**What is required**
Extract each line of the material that follows exactly and omit its pictures.

**Information supplied**
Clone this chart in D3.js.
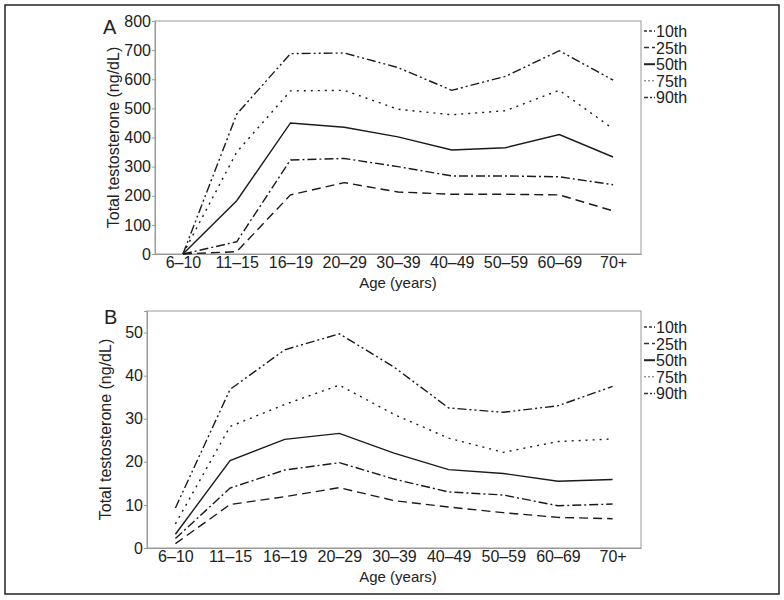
<!DOCTYPE html>
<html><head><meta charset="utf-8">
<script src="https://cdn.jsdelivr.net/npm/d3@7"></script>
<style>body{margin:0;background:#fff}svg{display:block}text{font-family:"Liberation Sans",Arial,sans-serif;fill:#222}</style>
</head><body>
<script>
const categories = ["6–10","11–15","16–19","20–29","30–39","40–49","50–59","60–69","70+"];
const percentiles = ["10th","25th","50th","75th","90th"];
// Panel A (males)
const a_p10 = [0, 8, 203, 245, 213, 205, 205, 203, 148];
const a_p25 = [0, 42, 323, 328, 300, 268, 268, 265, 238];
const a_p50 = [0, 183, 450, 435, 402, 357, 365, 410, 333];
const a_p75 = [0, 350, 560, 562, 497, 478, 492, 562, 430];
const a_p90 = [0, 480, 688, 690, 640, 562, 610, 698, 597];
const a_ticks = [0,100,200,300,400,500,600,700,800];
// Panel B (females)
const b_p10 = [1.0, 10.1, 11.9, 14.0, 11.0, 9.5, 8.2, 7.1, 6.8];
const b_p25 = [2.2, 13.9, 18.1, 19.8, 16.0, 13.0, 12.3, 9.8, 10.2];
const b_p50 = [3.2, 20.3, 25.2, 26.6, 22.0, 18.2, 17.3, 15.5, 15.9];
const b_p75 = [5.6, 28.2, 33.3, 37.8, 31.0, 25.5, 22.2, 24.7, 25.3];
const b_p90 = [9.3, 36.8, 46.0, 49.7, 42.0, 32.5, 31.5, 33.0, 37.5];
const b_ticks = [0,10,20,30,40,50];

const lineDash = {"10th":"9,5","25th":"9,3,2,3","50th":null,"75th":"2,5","90th":"9,3,2,3,2,3"};
const legendDash = {"10th":"3,2","25th":"5,3","50th":null,"75th":"2,2","90th":"4,2,2,2"};
const legendColor = {"10th":"#333","25th":"#333","50th":"#222","75th":"#999","90th":"#333"};

const svg = d3.select("body").append("svg").attr("width",784).attr("height",600);
svg.append("rect").attr("x",5).attr("y",5).attr("width",774).attr("height",589)
  .attr("fill","none").attr("stroke","#222").attr("stroke-width",1.5);

function panel(cfg){
  const {left,right,top,bottom,ymax,ticks,series,letter,legendY} = cfg;
  const g = svg.append("g");
  const x = d3.scalePoint().domain(categories).range([left,right]).padding(0.52);
  const y = d3.scaleLinear().domain([0,ymax]).range([bottom,top]);
  g.append("rect").attr("x",left).attr("y",top).attr("width",right-left).attr("height",bottom-top)
    .attr("fill","none").attr("stroke","#999").attr("stroke-width",1);
  const ya = g.append("g").attr("transform",`translate(${left},0)`)
    .call(d3.axisLeft(y).tickValues(ticks).tickSize(3).tickPadding(1));
  ya.select(".domain").attr("stroke","#999");
  ya.selectAll(".tick line").attr("stroke","#999");
  ya.selectAll("text").style("font-size","16px").attr("fill","#222");
  const xa = g.append("g").attr("transform",`translate(0,${bottom})`)
    .call(d3.axisBottom(x).tickSize(0).tickPadding(3));
  xa.select(".domain").attr("stroke","#999");
  xa.selectAll("text").style("font-size","16px").attr("fill","#222");
  g.append("text").attr("x",398).attr("y",bottom+34).attr("text-anchor","middle")
    .style("font-size","15px").text("Age (years)");
  g.append("text").attr("transform",`translate(${left-36},${(top+bottom)/2}) rotate(-90)`)
    .attr("text-anchor","middle").style("font-size","16px").text("Total testosterone (ng/dL)");
  g.append("text").attr("x",cfg.letterX).attr("y",top+13).style("font-size","20px").text(letter);
  const line = d3.line().x((d,i)=>x(categories[i])).y(d=>y(d));
  percentiles.forEach((p,k)=>{
    g.append("path").datum(series[k]).attr("d",line).attr("fill","none")
      .attr("stroke","#1a1a1a").attr("stroke-width",1.4)
      .attr("stroke-dasharray",lineDash[p]);
  });
  percentiles.forEach((p,k)=>{
    const yy = legendY + k*16.6;
    g.append("line").attr("x1",right+3).attr("x2",right+14).attr("y1",yy).attr("y2",yy)
      .attr("stroke",legendColor[p]).attr("stroke-width",p==="50th"?2:1.5).attr("stroke-dasharray",legendDash[p]);
    g.append("text").attr("x",right+15).attr("y",yy+6).style("font-size","16px").text(p);
  });
}
panel({left:155,right:641,top:21,bottom:254,ymax:800,ticks:a_ticks,
  series:[a_p10,a_p25,a_p50,a_p75,a_p90],letter:"A",letterX:103,legendY:31});
panel({left:147,right:641,top:311,bottom:548,ymax:55,ticks:b_ticks,
  series:[b_p10,b_p25,b_p50,b_p75,b_p90],letter:"B",letterX:104,legendY:327});
</script>
</body></html>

**Result of the task**
Clone this chart in D3.js.
<!DOCTYPE html>
<html><head><meta charset="utf-8">
<script src="https://cdn.jsdelivr.net/npm/d3@7"></script>
<style>body{margin:0;background:#fff}svg{display:block}text{font-family:"Liberation Sans",Arial,sans-serif;fill:#222}</style>
</head><body>
<script>
const categories = ["6–10","11–15","16–19","20–29","30–39","40–49","50–59","60–69","70+"];
const percentiles = ["10th","25th","50th","75th","90th"];
// Panel A (males)
const a_p10 = [0, 8, 203, 245, 213, 205, 205, 203, 148];
const a_p25 = [0, 42, 323, 328, 300, 268, 268, 265, 238];
const a_p50 = [0, 183, 450, 435, 402, 357, 365, 410, 333];
const a_p75 = [0, 350, 560, 562, 497, 478, 492, 562, 430];
const a_p90 = [0, 480, 688, 690, 640, 562, 610, 698, 597];
const a_ticks = [0,100,200,300,400,500,600,700,800];
// Panel B (females)
const b_p10 = [1.0, 10.1, 11.9, 14.0, 11.0, 9.5, 8.2, 7.1, 6.8];
const b_p25 = [2.2, 13.9, 18.1, 19.8, 16.0, 13.0, 12.3, 9.8, 10.2];
const b_p50 = [3.2, 20.3, 25.2, 26.6, 22.0, 18.2, 17.3, 15.5, 15.9];
const b_p75 = [5.6, 28.2, 33.3, 37.8, 31.0, 25.5, 22.2, 24.7, 25.3];
const b_p90 = [9.3, 36.8, 46.0, 49.7, 42.0, 32.5, 31.5, 33.0, 37.5];
const b_ticks = [0,10,20,30,40,50];

const lineDash = {"10th":"9,5","25th":"9,3,2,3","50th":null,"75th":"2,5","90th":"9,3,2,3,2,3"};
const legendDash = {"10th":"3,2","25th":"5,3","50th":null,"75th":"2,2","90th":"4,2,2,2"};
const legendColor = {"10th":"#333","25th":"#333","50th":"#222","75th":"#999","90th":"#333"};

const svg = d3.select("body").append("svg").attr("width",784).attr("height",600);
svg.append("rect").attr("x",5).attr("y",5).attr("width",774).attr("height",589)
  .attr("fill","none").attr("stroke","#222").attr("stroke-width",1.5);

function panel(cfg){
  const {left,right,top,bottom,ymax,ticks,series,letter,legendY} = cfg;
  const g = svg.append("g");
  const x = d3.scalePoint().domain(categories).range([left,right]).padding(0.52);
  const y = d3.scaleLinear().domain([0,ymax]).range([bottom,top]);
  g.append("rect").attr("x",left).attr("y",top).attr("width",right-left).attr("height",bottom-top)
    .attr("fill","none").attr("stroke","#999").attr("stroke-width",1);
  const ya = g.append("g").attr("transform",`translate(${left},0)`)
    .call(d3.axisLeft(y).tickValues(ticks).tickSize(3).tickPadding(1));
  ya.select(".domain").attr("stroke","#999");
  ya.selectAll(".tick line").attr("stroke","#999");
  ya.selectAll("text").style("font-size","16px").attr("fill","#222");
  const xa = g.append("g").attr("transform",`translate(0,${bottom})`)
    .call(d3.axisBottom(x).tickSize(0).tickPadding(3));
  xa.select(".domain").attr("stroke","#999");
  xa.selectAll("text").style("font-size","16px").attr("fill","#222");
  g.append("text").attr("x",398).attr("y",bottom+34).attr("text-anchor","middle")
    .style("font-size","15px").text("Age (years)");
  g.append("text").attr("transform",`translate(${left-36},${(top+bottom)/2}) rotate(-90)`)
    .attr("text-anchor","middle").style("font-size","16px").text("Total testosterone (ng/dL)");
  g.append("text").attr("x",cfg.letterX).attr("y",top+13).style("font-size","20px").text(letter);
  const line = d3.line().x((d,i)=>x(categories[i])).y(d=>y(d));
  percentiles.forEach((p,k)=>{
    g.append("path").datum(series[k]).attr("d",line).attr("fill","none")
      .attr("stroke","#1a1a1a").attr("stroke-width",1.4)
      .attr("stroke-dasharray",lineDash[p]);
  });
  percentiles.forEach((p,k)=>{
    const yy = legendY + k*16.6;
    g.append("line").attr("x1",right+3).attr("x2",right+14).attr("y1",yy).attr("y2",yy)
      .attr("stroke",legendColor[p]).attr("stroke-width",p==="50th"?2:1.5).attr("stroke-dasharray",legendDash[p]);
    g.append("text").attr("x",right+15).attr("y",yy+6).style("font-size","16px").text(p);
  });
}
panel({left:155,right:641,top:21,bottom:254,ymax:800,ticks:a_ticks,
  series:[a_p10,a_p25,a_p50,a_p75,a_p90],letter:"A",letterX:103,legendY:31});
panel({left:147,right:641,top:311,bottom:548,ymax:55,ticks:b_ticks,
  series:[b_p10,b_p25,b_p50,b_p75,b_p90],letter:"B",letterX:104,legendY:327});
</script>
</body></html>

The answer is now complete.